Wells Fargo’s Maynard Um has an Outperform rating on Apple with a valuation range of $115 to $125 that remains in place. His report is based on roughly 10 times the firm’s 2017 free cash flow estimate, and he noted that the extra week and strengthening margins provide visibility for the second half. Wells Fargo said:
Key risks include potential demand pressures due to global economic uncertainties, China exposure, mis-step in product cycle, legal disputes and greater than expected margin pressures.
We believe the risk/reward at 8 times our free cash flow estimate is tilted favorably with investor sentiment likely reflecting potential first half softness and our view that iPhone shipments have not peaked and would increase year over year in December of 2016.
S&P Global maintained its Strong Buy rating on Apple shares, with a $130 price target. This is based on a P/E ratio of 13 times the S&P 2018 EPS estimate — or 10 times if you exclude Apple’s net cash. These ratios are said to be above Apple’s hardware peers and competitors, but it is below the ratios for the S&P 500 Technology sector.
Other key analyst calls with price target changes in Apple were as follows:
- BTIG raised its price target to $124 from $115.
- Citigroup raised target price to $120 from $115.
- JPMorgan raised its price target to $107 from $105.

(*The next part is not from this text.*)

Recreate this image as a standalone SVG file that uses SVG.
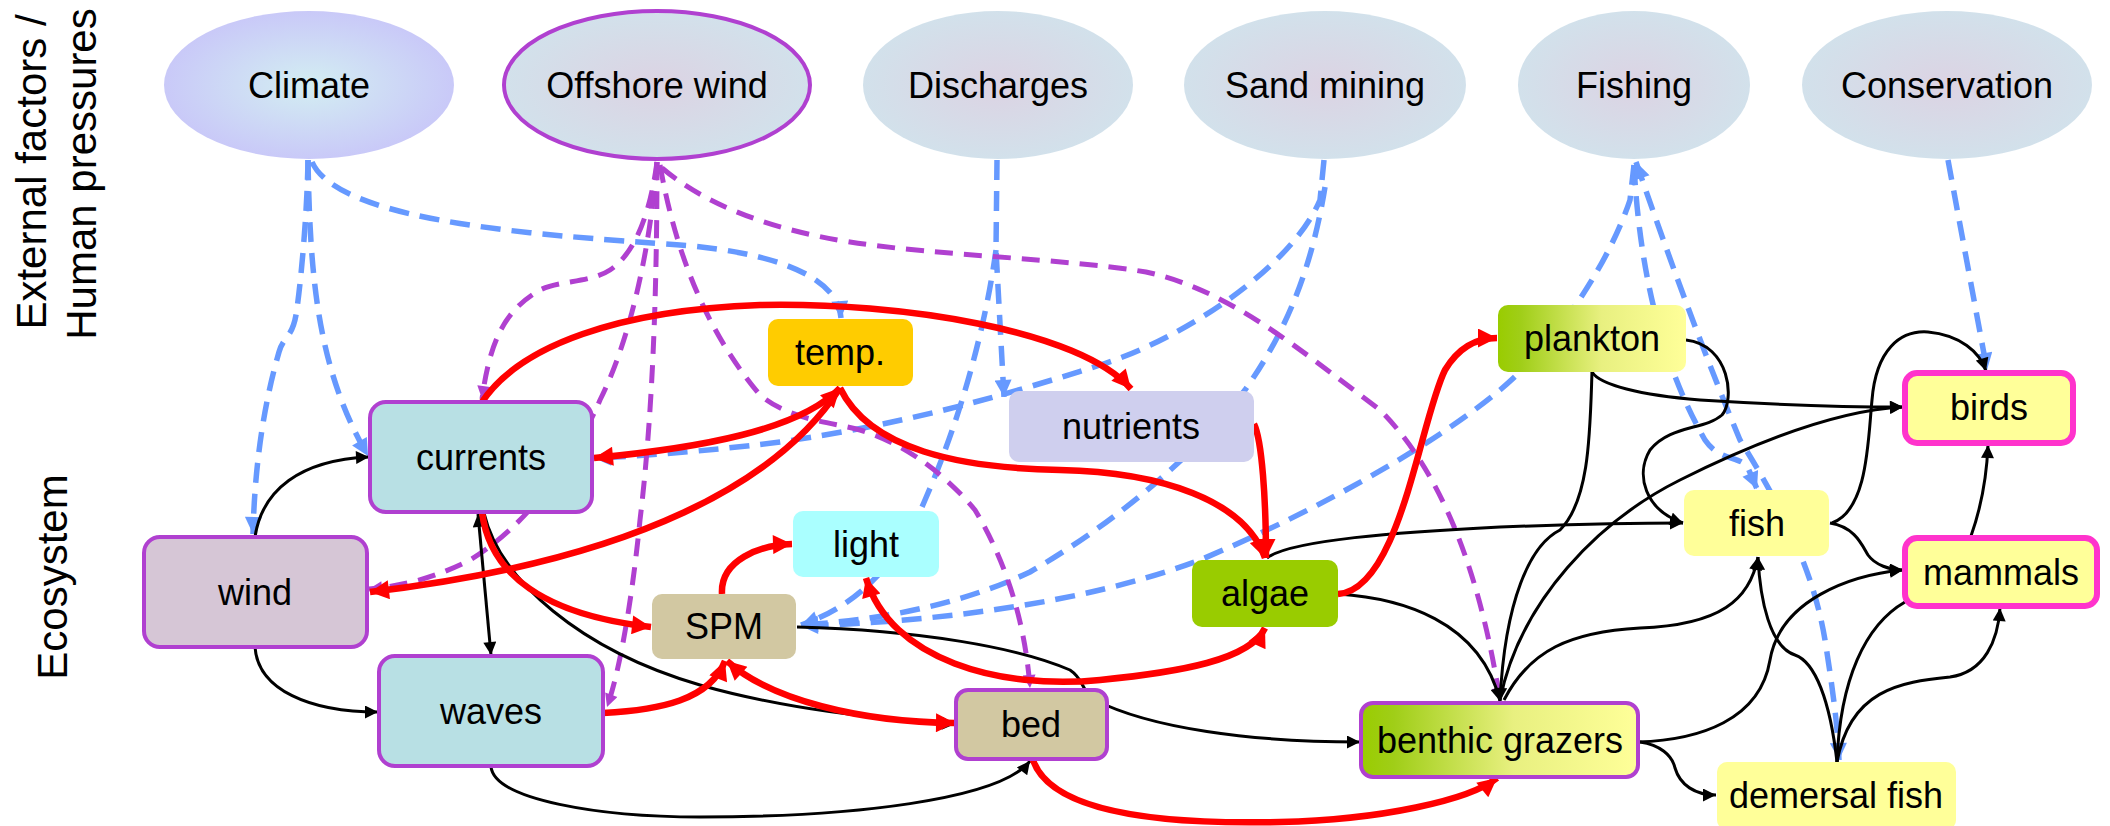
<svg xmlns="http://www.w3.org/2000/svg" width="2110" height="826" viewBox="0 0 2110 826">
<style>
.t{font-family:"Liberation Sans",Arial,sans-serif;font-size:36px;text-anchor:middle;fill:#000}
.h{font-family:"Liberation Sans",Arial,sans-serif;font-size:42px;text-anchor:middle;fill:#000}
.bd{fill:none;stroke:#6699ff;stroke-width:5.5;stroke-dasharray:20 11;marker-end:url(#ab)}
.pd{fill:none;stroke:#b040d0;stroke-width:5;stroke-dasharray:18 11;marker-end:url(#ap)}
.bk{fill:none;stroke:#000;stroke-width:3;marker-end:url(#ak)}
.rd{fill:none;stroke:#ff0000;stroke-width:6.5;marker-end:url(#ar)}
.pb{stroke:#b040d0;stroke-width:4}
.mb{stroke:#ff33cc;stroke-width:6}
</style>
<defs>
<marker id="ak" viewBox="0 0 10 10" refX="10" refY="5" markerWidth="15" markerHeight="13" markerUnits="userSpaceOnUse" orient="auto-start-reverse"><path d="M0,0 L10,5 L0,10 z" fill="#000"/></marker>
<marker id="ar" viewBox="0 0 10 10" refX="10" refY="5" markerWidth="22" markerHeight="19" markerUnits="userSpaceOnUse" orient="auto-start-reverse"><path d="M0,0 L10,5 L0,10 z" fill="#ff0000"/></marker>
<marker id="ab" viewBox="0 0 10 10" refX="10" refY="5" markerWidth="18" markerHeight="17" markerUnits="userSpaceOnUse" orient="auto-start-reverse"><path d="M0,0 L10,5 L0,10 z" fill="#6699ff"/></marker>
<marker id="ap" viewBox="0 0 10 10" refX="10" refY="5" markerWidth="15" markerHeight="13" markerUnits="userSpaceOnUse" orient="auto-start-reverse"><path d="M0,0 L10,5 L0,10 z" fill="#b040d0"/></marker>
<radialGradient id="gClim" cx="50%" cy="50%" r="50%"><stop offset="0" stop-color="#d3eef2"/><stop offset="1" stop-color="#c9c9f8"/></radialGradient>
<radialGradient id="gExt" cx="50%" cy="50%" r="50%"><stop offset="0" stop-color="#dcd3e3"/><stop offset="1" stop-color="#d2e1eb"/></radialGradient>
<linearGradient id="gGreen" x1="0" y1="0" x2="1" y2="0"><stop offset="0" stop-color="#99cc00"/><stop offset="0.12" stop-color="#a0ce18"/><stop offset="0.55" stop-color="#e8f080"/><stop offset="1" stop-color="#ffff99"/></linearGradient>
</defs>

<rect width="2110" height="826" fill="#ffffff"/>

<g id="labels">
<text class="h" transform="translate(46,172) rotate(-90)">External factors /</text>
<text class="h" transform="translate(96,174) rotate(-90)">Human pressures</text>
<text class="h" transform="translate(67,577) rotate(-90)">Ecosystem</text>
</g>

<g id="connectors">
<!-- blue dashed -->
<path class="bd" d="M308,160 C307,220 300,290 296,315 C292,338 283,337 279,352 C268,390 255,450 253,534"/>
<path class="bd" d="M308,160 C310,280 318,370 368,456"/>
<path class="bd" d="M312,162 C340,225 560,236 680,245 C770,252 838,275 841,318"/>
<path class="bd" d="M997,160 L996,250 L1004,397"/>
<path class="bd" d="M996,250 C985,330 960,420 925,500 C900,560 860,605 801,625"/>
<path class="bd" d="M1324,160 L1320,200 C1290,270 1180,340 1100,365 C1000,397 900,425 780,442 C700,452 640,456 594,458"/>
<path class="bd" d="M1325,187 C1310,280 1280,340 1245,390 C1200,450 1120,520 1030,572 C960,605 880,620 801,625"/>
<path class="bd" d="M1634,165 L1630,200 C1610,260 1560,340 1500,390 C1440,440 1330,505 1200,560 C1080,605 930,622 801,626"/>
<path class="bd" d="M1634,165 C1640,280 1665,370 1705,440 C1720,462 1740,455 1748,468 L1757,489"/>
<path class="bd" style="marker-start:url(#ab)" d="M1636,162 C1680,290 1715,380 1740,440 C1790,520 1815,580 1825,640 C1833,690 1838,730 1839,760"/>
<path class="bd" d="M1948,160 L1987,370"/>
<!-- purple dashed -->
<path class="pd" d="M657,162 C652,200 640,250 610,270 C590,283 560,280 540,290 C505,310 490,340 482,399"/>
<path class="pd" d="M657,162 C650,250 630,340 600,400 C570,470 520,530 470,560 C430,580 400,586 369,589"/>
<path class="pd" d="M657,162 C657,300 652,420 640,520 C632,600 620,670 607,707"/>
<path class="pd" d="M660,165 C675,250 705,330 760,395 C790,420 830,422 860,430 C910,445 950,480 975,510 C1005,560 1025,620 1030,688"/>
<path class="pd" d="M662,168 C700,200 760,228 850,242 C940,256 1060,258 1146,272 C1230,290 1300,350 1380,410 C1440,470 1480,570 1500,701"/>
<!-- black -->
<path class="bk" d="M255,537 C262,490 300,460 369,457"/>
<path class="bk" d="M255,647 C258,690 310,712 378,712"/>
<path class="bk" style="marker-start:url(#ak)" d="M478,514 L491,655"/>
<path class="bk" d="M484,513 C500,580 580,650 700,685 C780,708 880,720 955,724"/>
<path class="bk" d="M491,767 C495,800 600,817 700,817 C850,817 1000,800 1030,761"/>
<path class="bk" d="M797,627 C920,630 1020,648 1070,670 C1085,680 1080,690 1095,700 C1150,728 1250,742 1360,742"/>
<path class="bk" d="M1267,558 C1290,540 1400,532 1500,527 C1580,524 1640,523 1683,523"/>
<path class="bk" d="M1338,594 C1400,598 1480,620 1500,701"/>
<path class="bk" d="M1592,372 C1590,430 1590,500 1560,530 C1530,545 1505,600 1500,701"/>
<path class="bk" d="M1500,700 C1520,600 1600,520 1680,480 C1760,440 1840,410 1903,407"/>
<path class="bk" d="M1592,372 C1600,385 1640,395 1700,400 C1780,405 1850,407 1903,407"/>
<path class="bk" d="M1686,340 C1730,345 1735,400 1722,415 C1705,430 1670,425 1650,450 C1635,475 1645,510 1683,523"/>
<path class="bk" d="M1504,700 C1530,650 1570,632 1640,628 C1720,625 1750,600 1758,557"/>
<path class="bk" d="M1638,742 C1700,740 1760,720 1770,660 C1780,600 1850,575 1903,570"/>
<path class="bk" d="M1640,742 C1660,745 1672,755 1675,768 C1680,785 1695,795 1716,795"/>
<path class="bk" d="M1830,523 C1855,527 1862,545 1868,555 C1875,565 1890,570 1903,570"/>
<path class="bk" d="M1832,523 C1868,510 1868,440 1872,400 C1876,350 1900,330 1928,332 C1960,335 1980,352 1986,371"/>
<path class="bk" d="M1971,536 C1982,505 1987,470 1988,445"/>
<path class="bk" d="M1837,762 C1830,700 1815,662 1795,655 C1770,647 1760,600 1758,557"/>
<path class="bk" d="M1837,762 C1850,690 1900,682 1950,677 C1985,672 1998,640 2000,608"/>
<path fill="none" stroke="#000" stroke-width="3" d="M1837,762 C1840,680 1865,625 1905,602"/>
<!-- red -->
<path class="rd" d="M482,402 C520,345 620,310 760,305 C900,302 1080,330 1131,389"/>
<path class="rd" style="marker-start:url(#ar)" d="M840,388 C800,430 700,448 594,458"/>
<path class="rd" d="M840,388 C780,480 640,560 370,592"/>
<path class="rd" d="M840,388 C870,450 960,468 1060,470 C1160,472 1245,500 1265,558"/>
<path class="rd" d="M1254,424 C1262,440 1266,500 1266,558"/>
<path class="rd" d="M1338,594 C1400,590 1420,420 1445,370 C1460,345 1480,338 1497,338"/>
<path class="rd" d="M482,512 C490,575 545,615 651,627"/>
<path class="rd" d="M603,713 C660,710 710,700 725,661"/>
<path class="rd" style="marker-start:url(#ar)" d="M727,661 C770,700 860,722 955,723"/>
<path class="rd" d="M722,594 C720,560 760,545 792,544"/>
<path class="rd" style="marker-start:url(#ar)" d="M866,578 C890,660 1000,690 1100,680 C1180,672 1250,660 1265,628"/>
<path class="rd" d="M1033,760 C1050,810 1150,825 1280,822 C1380,820 1470,800 1497,778"/>
</g>

<g id="n-climate"><ellipse cx="309" cy="85" rx="145" ry="74" fill="url(#gClim)"/><text class="t" x="309" y="98">Climate</text></g>
<g id="n-offshore"><ellipse cx="657" cy="85" rx="153" ry="74" fill="url(#gExt)" stroke="#b040d0" stroke-width="4"/><text class="t" x="657" y="98">Offshore wind</text></g>
<g id="n-discharges"><ellipse cx="998" cy="85" rx="135" ry="74" fill="url(#gExt)"/><text class="t" x="998" y="98">Discharges</text></g>
<g id="n-sand"><ellipse cx="1325" cy="85" rx="141" ry="74" fill="url(#gExt)"/><text class="t" x="1325" y="98">Sand mining</text></g>
<g id="n-fishing"><ellipse cx="1634" cy="85" rx="116" ry="74" fill="url(#gExt)"/><text class="t" x="1634" y="98">Fishing</text></g>
<g id="n-conservation"><ellipse cx="1947" cy="85" rx="145" ry="74" fill="url(#gExt)"/><text class="t" x="1947" y="98">Conservation</text></g>

<g id="n-currents"><rect x="370" y="402" width="222" height="110" rx="16" fill="#b8e0e4" class="pb"/><text class="t" x="481" y="470">currents</text></g>
<g id="n-wind"><rect x="144" y="537" width="223" height="110" rx="16" fill="#d6c6d6" class="pb"/><text class="t" x="255" y="605">wind</text></g>
<g id="n-waves"><rect x="379" y="656" width="224" height="110" rx="16" fill="#b8e0e4" class="pb"/><text class="t" x="491" y="724">waves</text></g>
<g id="n-temp"><rect x="768" y="319" width="145" height="67" rx="10" fill="#ffcc00"/><text class="t" x="840" y="365">temp.</text></g>
<g id="n-nutrients"><rect x="1009" y="391" width="245" height="71" rx="10" fill="#cfcfee"/><text class="t" x="1131" y="439">nutrients</text></g>
<g id="n-light"><rect x="793" y="511" width="146" height="66" rx="10" fill="#aaffff"/><text class="t" x="866" y="557">light</text></g>
<g id="n-spm"><rect x="652" y="594" width="144" height="65" rx="10" fill="#d2c8a2"/><text class="t" x="724" y="639">SPM</text></g>
<g id="n-algae"><rect x="1192" y="560" width="146" height="67" rx="10" fill="#99cc00"/><text class="t" x="1265" y="606">algae</text></g>
<g id="n-bed"><rect x="956" y="690" width="151" height="69" rx="12" fill="#d2c8a2" class="pb"/><text class="t" x="1031" y="737">bed</text></g>
<g id="n-plankton"><rect x="1498" y="305" width="188" height="67" rx="10" fill="url(#gGreen)"/><text class="t" x="1592" y="351">plankton</text></g>
<g id="n-benthic"><rect x="1361" y="703" width="277" height="74" rx="12" fill="url(#gGreen)" class="pb"/><text class="t" x="1500" y="753">benthic grazers</text></g>
<g id="n-fish"><rect x="1684" y="490" width="145" height="66" rx="10" fill="#ffff99"/><text class="t" x="1757" y="536">fish</text></g>
<g id="n-birds"><rect x="1905" y="373" width="168" height="70" rx="12" fill="#ffff99" class="mb"/><text class="t" x="1989" y="420">birds</text></g>
<g id="n-mammals"><rect x="1905" y="538" width="192" height="68" rx="12" fill="#ffff99" class="mb"/><text class="t" x="2001" y="585">mammals</text></g>
<g id="n-demersal"><rect x="1717" y="762" width="239" height="68" rx="10" fill="#ffff99"/><text class="t" x="1836" y="808">demersal fish</text></g>
</svg>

- Macquarie raised its price target to $115 from $112.
- Maxim Group raised its target to $173 from $168.
The bulls and bears obviously still have a lot to fight over here. Apple’s short interest declined ahead of earnings. We still have yet to see anything real on new products regarding an Apple car initiative (if it is even a real car or a system for inside the cars) and artificial intelligence. Ditto for virtual reality, and some still even hope for that old rumor of an Apple television set.
Apple shares were last seen trading up 6.5% at $102.91, and the 39 million shares on an average day was crossed in less than the first hour of trading on Wednesday. Apple’s 52-week trading range is $89.47 to $123.82, and the Thomson Reuters consensus analyst price target is $122.93.